La ley que el Gobierno catalán se propone tramitar establece que bastaría que los votos afirmativos fueran más que los negativos para que en los dos días siguientes a la proclamación del resultado el Parlamento catalán declarara formalmente la independencia de Cataluña. En caso contrario, se convocarían de inmediato nuevas elecciones autonómicas. La Asamblea Nacional Catalana (ANC) ha solicitado a los partidos proindependencia una declaración pública, previa a la votación, por la que se comprometerían a no exigir el requisito de un porcentaje mínimo de participación para llevar a efecto dicha proclamación, como, aduce, no se señaló en los referéndums celebrados para aprobar el Estatuto catalán o la Constitución europea. La organización independentista, que ya hace campaña por el "sí", argumenta que fijar un nivel de participación como condición de validez del resultado daría una baza definitiva a los que se oponen a la secesión, que tendrían un motivo de peso para no ir a votar y, de esa manera, restar impacto político al recuento de las papeletas.

Téngase en cuenta que los partidos que se proclaman independentistas no consiguieron la mayoría en las elecciones autonómicas de 2015, aunque por efecto del sistema electoral dispongan de una mayoría de escaños que les permite gobernar, y que, según el último sondeo realizado por encargo del Gobierno de la Generalitat, la separación de España no es el deseo mayoritario de los catalanes, que sin embargo aspiran a aumentar el margen de su autogobierno. Pero en ausencia de los que rechazan dar el salto a un Estado independiente, un triunfo de los separatistas, aun tratándose de una votación anómala, cambiaría por completo el panorama político español.

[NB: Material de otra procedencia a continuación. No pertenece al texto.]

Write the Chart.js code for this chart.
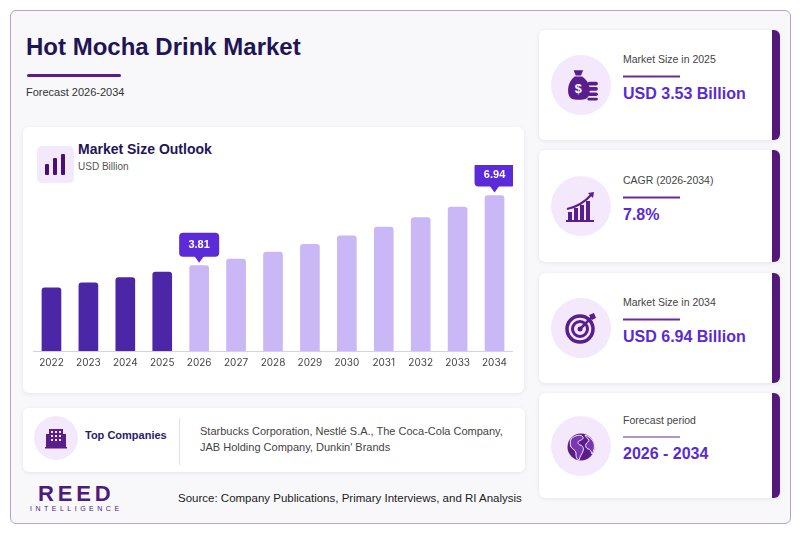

Puesto que la votación anunciada por el Gobierno catalán será convocada en flagrante desobediencia a las leyes vigentes y sin acuerdo, cabe pensar que no tendrá validez y que, por tanto, no hay por qué concederle relevancia alguna a su celebración. Pensar así es un error. Si se lleva a cabo, y sobre todo si se produce el resultado que se presume, la consulta tendrá consecuencias políticas inciertas, pero es fácil adivinar que serán graves tanto para Cataluña como para España. Por su ilegalidad y por sus probables efectos, la votación no debería celebrarse. No por una cuestión de falta de garantías, como se alega en un sector de la opinión pública, sino por el imperativo democrático de preservar el orden constitucional. El Gobierno español es consciente de ello y hará todo lo posible para impedir la convocatoria, aunque sea a costa de desatar un serio conflicto institucional, que se ve venir. Es preferible provocar un encontronazo para evitar la votación que enfrentarse al previsible día después. Hay sobradas razones jurídicas y políticas para que los independentistas desistan de celebrar una votación en las condiciones actuales. Pero, si al final la votación se hace, muchos electores se verán situados ante la disyuntiva de otorgar legitimidad de hecho a una votación irregular o entregar un triunfo a los separatistas, cuando por lo que sabemos la mayoría de los catalanes no desea la independencia. De hecho ya lo están. Se dividen entre el sí, el no, la abstención y los que aún no han decidido si votarán o no. El triunfo independentista sería todo lo simbólico que se quiera, pero los impulsores de la consulta no vacilarían en utilizarlo en pos de su objetivo. Dada la presión política que está ejerciendo el Gobierno catalán, es este un dilema tremendamente incómodo, de difícil solución.